Keith Rowe & Graham Lambkin - Making A

KEITH ROWE/GRAHAM LAMBKIN - Making A (Erstwhile, 2013)
Deux générations, deux continents, deux personnalités: tout laisserait penser que la rencontre de Keith Rowe et de Graham Lambkin produirait deux voix bien distinctes, mais il n'en est rien. La musique qui résulte de cette rencontre est complètement cohérente et unique, ces deux musiciens semblaient justement faits pour se rencontrer.

Keith Rowe, crédité aux micro-contacts, objets, field-recordings, et Graham Lambkin (micro-contacts, objets, "chambre"), proposent avec Making A une suite de trois pièce inattendues, et en même temps très cohérentes. On connaît les affinités du guitariste anglais pour la peinture ainsi que l'importance du collage pour le second, il apparaissait donc naturel que chacun s'enregistre en train de dessiner, colorier, mesurer et découper du papier - ainsi que l'a déjà remarqué Brian Olewnick. Car la majeure partie de ce disque consiste en frottements de crayons, de plumes et d'objets sur du papier ou du carton, sur des déchirements et des découpages captés physiquement par les micro-contacts. Une musique très concrète et figurative dans sa production, mais rendue abstraite par la proximité physique des micro-contacts. Ce sont, au contraire, les microphones d'ambiance qui captent l'environnement extérieur, ainsi que les field-recordings, qui peuvent donner quelques repères spatiaux et temporels sur l'enregistrement. Car l'environnement est assez présent et se confronte de par son éloignement avec les prises de son physiques et très rapprochées de l'action/performance. Et c'est cette confrontation qui permet de situer au mieux la scène de la performance, de l'action ou de la représentation - je ne sais plus vraiment quel terme est adéquat.

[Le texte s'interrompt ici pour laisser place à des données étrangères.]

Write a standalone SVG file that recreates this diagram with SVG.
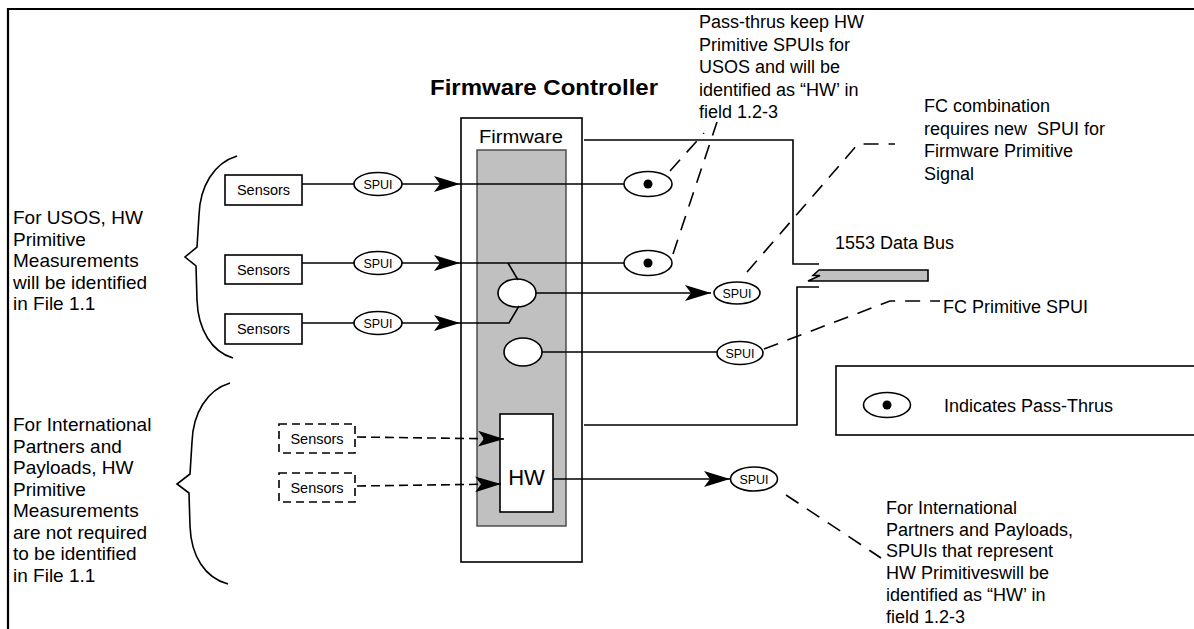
<svg xmlns="http://www.w3.org/2000/svg" width="1194" height="629" viewBox="0 0 1194 629">
<defs>
<style>
text{font-family:"Liberation Sans",Arial,Helvetica,sans-serif;fill:#000}
.t18{font-size:18px}
.t19{font-size:19px}
.ln{stroke:#000;stroke-width:1.6;fill:none}
.dash{stroke:#000;stroke-width:1.6;fill:none;stroke-dasharray:15 10}
.sdash{stroke:#000;stroke-width:1.6;fill:none;stroke-dasharray:9 5}
.box{fill:#fff;stroke:#000;stroke-width:1.6}
.dbox{fill:#fff;stroke:#000;stroke-width:1.6;stroke-dasharray:8 5}
.ell{fill:#fff;stroke:#000;stroke-width:1.6}
.spui{font-size:12.5px;text-anchor:middle}
.sens{font-size:14.5px;text-anchor:middle}
</style>
<marker id="ah" markerUnits="userSpaceOnUse" markerWidth="28" markerHeight="18" refX="26" refY="8" orient="auto" viewBox="0 0 28 16">
<path d="M0,0 L26,8 L0,16 L6,8 Z" fill="#000"/>
</marker>
</defs>
<rect width="1194" height="629" fill="#fff"/>
<path d="M8,629 V9 H1194" fill="none" stroke="#000" stroke-width="2.2"/>

<g id="title"><text x="430" y="95" font-size="22" font-weight="bold" textLength="228" lengthAdjust="spacingAndGlyphs">Firmware Controller</text></g>

<g id="firmware-controller">
<rect x="461" y="118" width="121" height="444" class="box"/>
<text x="479" y="143" font-size="19" textLength="84" lengthAdjust="spacingAndGlyphs">Firmware</text>
<rect x="477" y="150" width="89" height="376" fill="#c0c0c0" stroke="#444" stroke-width="1.4"/>
</g>

<g id="hw"><rect x="500" y="414" width="53" height="98" class="box"/><text x="526.5" y="485" font-size="22" text-anchor="middle">HW</text></g>

<g id="sensors1"><rect x="225" y="175" width="77" height="30" class="box"/><text x="263.5" y="195" class="sens">Sensors</text></g>
<g id="sensors2"><rect x="225" y="255" width="77" height="29" class="box"/><text x="263.5" y="274.5" class="sens">Sensors</text></g>
<g id="sensors3"><rect x="225" y="314" width="77" height="30" class="box"/><text x="263.5" y="334" class="sens">Sensors</text></g>
<g id="sensors4"><rect x="279" y="424" width="76" height="29" class="dbox"/><text x="317" y="443.5" class="sens">Sensors</text></g>
<g id="sensors5"><rect x="279" y="473" width="76" height="29" class="dbox"/><text x="317" y="492.5" class="sens">Sensors</text></g>

<g id="spui1"><ellipse cx="378" cy="184" rx="24" ry="11.5" class="ell"/><text x="378" y="188.5" class="spui">SPUI</text></g>
<g id="spui2"><ellipse cx="378" cy="263" rx="24" ry="11.5" class="ell"/><text x="378" y="267.5" class="spui">SPUI</text></g>
<g id="spui3"><ellipse cx="378" cy="323" rx="24" ry="11.5" class="ell"/><text x="378" y="327.5" class="spui">SPUI</text></g>

<g id="passthru1"><ellipse cx="648" cy="184" rx="24" ry="12.5" class="ell"/><circle cx="648" cy="184" r="4.5"/></g>
<g id="passthru2"><ellipse cx="648" cy="263" rx="24" ry="12.5" class="ell"/><circle cx="648" cy="263" r="4.5"/></g>

<g id="combiner1"><ellipse cx="517" cy="293" rx="19" ry="14" class="ell"/></g>
<g id="combiner2"><ellipse cx="523" cy="352" rx="19" ry="14" class="ell"/></g>

<g id="spui-fc1"><ellipse cx="737" cy="293" rx="23" ry="11" class="ell"/><text x="737" y="297.5" class="spui">SPUI</text></g>
<g id="spui-fc2"><ellipse cx="740" cy="353" rx="23" ry="11.5" class="ell"/><text x="740" y="357.5" class="spui">SPUI</text></g>
<g id="spui-hw"><ellipse cx="754" cy="479" rx="23.5" ry="12" class="ell"/><text x="754" y="483.5" class="spui">SPUI</text></g>

<g id="bus">
<path d="M928,270 H819 L813,275.5 H820 L808,281 H928 Z" fill="#c0c0c0" stroke="#000" stroke-width="1.6"/>
<text x="835" y="249" class="t18">1553 Data Bus</text>
</g>

<g id="legend">
<rect x="836" y="366" width="400" height="69" fill="#fff" stroke="#000" stroke-width="1.6"/>
<ellipse cx="887" cy="405" rx="23.5" ry="12.5" class="ell"/><circle cx="887" cy="405" r="4.5"/>
<text x="944" y="411.5" class="t18">Indicates Pass-Thrus</text>
</g>

<g id="brackets">
<path d="M237,156 C214,163 200,186 199,215 L197,247 L185,257 L196,266 L197,300 C198,330 212,352 233,358" class="ln"/>
<path d="M230,383 C207,390 193,413 192,442 L190,474 L177,484 L189,493 L190,526 C191,556 205,578 228,584" class="ln"/>
</g>

<g id="notes">
<text class="t19" x="13" y="224"><tspan x="13">For USOS, HW</tspan><tspan x="13" dy="21.5">Primitive</tspan><tspan x="13" dy="21.5">Measurements</tspan><tspan x="13" dy="21.5">will be identified</tspan><tspan x="13" dy="21.5">in File 1.1</tspan></text>
<text class="t19" x="13" y="431"><tspan x="13">For International</tspan><tspan x="13" dy="21.5">Partners and</tspan><tspan x="13" dy="21.5">Payloads, HW</tspan><tspan x="13" dy="21.5">Primitive</tspan><tspan x="13" dy="21.5">Measurements</tspan><tspan x="13" dy="21.5">are not required</tspan><tspan x="13" dy="21.5">to be identified</tspan><tspan x="13" dy="21.5">in File 1.1</tspan></text>
<text class="t18" x="699" y="28"><tspan x="699">Pass-thrus keep HW</tspan><tspan x="699" dy="22.5">Primitive SPUIs for</tspan><tspan x="699" dy="22.5">USOS and will be</tspan><tspan x="699" dy="22.5">identified as “HW’ in</tspan><tspan x="699" dy="22.5">field 1.2-3</tspan></text>
<text class="t18" x="924" y="112" style="white-space:pre"><tspan x="924">FC combination</tspan><tspan x="924" dy="22.7">requires new  SPUI for</tspan><tspan x="924" dy="22.7">Firmware Primitive</tspan><tspan x="924" dy="22.7">Signal</tspan></text>
<text class="t18" x="943" y="313">FC Primitive SPUI</text>
<text class="t18" x="886" y="514"><tspan x="886">For International</tspan><tspan x="886" dy="21.7">Partners and Payloads,</tspan><tspan x="886" dy="21.7">SPUIs that represent</tspan><tspan x="886" dy="21.7">HW Primitiveswill be</tspan><tspan x="886" dy="21.7">identified as “HW’ in</tspan><tspan x="886" dy="21.7">field 1.2-3</tspan></text>
</g>

<g id="connectors">
<line x1="302" y1="184" x2="354" y2="184" class="ln"/>
<line x1="402" y1="184" x2="460" y2="184" class="ln" marker-end="url(#ah)"/>
<line x1="460" y1="184" x2="624" y2="184" class="ln"/>
<line x1="302" y1="263" x2="354" y2="263" class="ln"/>
<line x1="402" y1="263" x2="460" y2="263" class="ln" marker-end="url(#ah)"/>
<line x1="460" y1="263" x2="624" y2="263" class="ln"/>
<line x1="302" y1="323" x2="354" y2="323" class="ln"/>
<line x1="402" y1="323" x2="460" y2="323" class="ln" marker-end="url(#ah)"/>
<polyline points="460,323 509,323 519,306" class="ln"/>
<line x1="508" y1="263" x2="518" y2="280" class="ln"/>
<line x1="536" y1="293" x2="711" y2="293" class="ln" marker-end="url(#ah)"/>
<line x1="542" y1="352" x2="717" y2="352" class="ln"/>
<line x1="357" y1="437" x2="504" y2="439" class="sdash" marker-end="url(#ah)"/>
<line x1="357" y1="486" x2="501" y2="484" class="sdash" marker-end="url(#ah)"/>
<line x1="553" y1="479" x2="730" y2="479" class="ln" marker-end="url(#ah)"/>
<polyline points="584,140 793,140 793,264 819,264" class="ln"/>
<polyline points="819,287 797,287 797,425 584,425" class="ln"/>
<line x1="670" y1="171" x2="704" y2="133" class="dash"/>
<line x1="673" y1="254" x2="717" y2="122" class="dash"/>
<polyline points="747,272 858,144 895,144" class="dash"/>
<polyline points="764,349 890,301 940,301" class="dash"/>
<line x1="786" y1="495" x2="881" y2="558" class="dash"/>
</g>
</svg>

Jackson Pollock rapportait une fois qu'un critique disait de ses tableaux qu'ils n'avaient ni commencement ni fin, ce qu'il prenait comme un compliment. De la même manière, les trois pièces de KR & GL ne semblent avoir ni début ni fin, et leur découpage semble complètement arbitraire (le début et la fin de chaque pièce sont effectivement coupés dans le vif, de manière très brusque). Les deux artistes sonores rentrent dans le son comme Pollock se plongeait dans la toile, une action directe sur le son à l'aide d'outils spécifiques comme Pollock agissait directement sur la toile avec ses moyens. J'ai déjà dit que KR était connu pour son intérêt envers la peinture, mais c'est ici sa passion pour "l'expressionnisme abstrait" - et notamment pour Rothko - qui semble prépondérante. L'action de dessiner devient un théâtre musical, un théâtre abstrait certes, mais construit selon une narration subjective, une plongée dans le son accomplie par les musiciens et offerte aux auditeurs. Il ne s'agit pas d'une abstraction formelle ou mathématique, mais d'une abstraction sensible et personnelle, qui offre la possibilité d'une immersion pour le public, comme pouvait le réclamer Rothko.


Une musique unique où l'action de composer devient la musique elle-même, où la partition graphique, en tant qu'improvisée, organisée et mise en sons, devient musique avant même d'être interprétée, où la réalisation stricte d'une écriture improvisée devient composition. L'entremêlement entre l'intention, le résultat et le médium semble inextricable. Et c'est certainement le plus admirable dans cette collaboration, cette faculté à renverser une grande partie des fondements de la musique occidentale. C'est tout le système de la notation et de son interprétation, de l'opposition (complètement arbitraire pour KR) entre l'improvisation et la composition, qui se trouvent renverser dans cette proposition musicale unique et extrêmement forte. Comme si l'encre devenait la littérature, l'écriture devient la réalisation; ainsi KR et Lambkin atteignent leur but et affirment haut et fort que l'écriture n'est rien qu'un médium, seule importe la réalisation qui est la musique. Une leçon magistrale.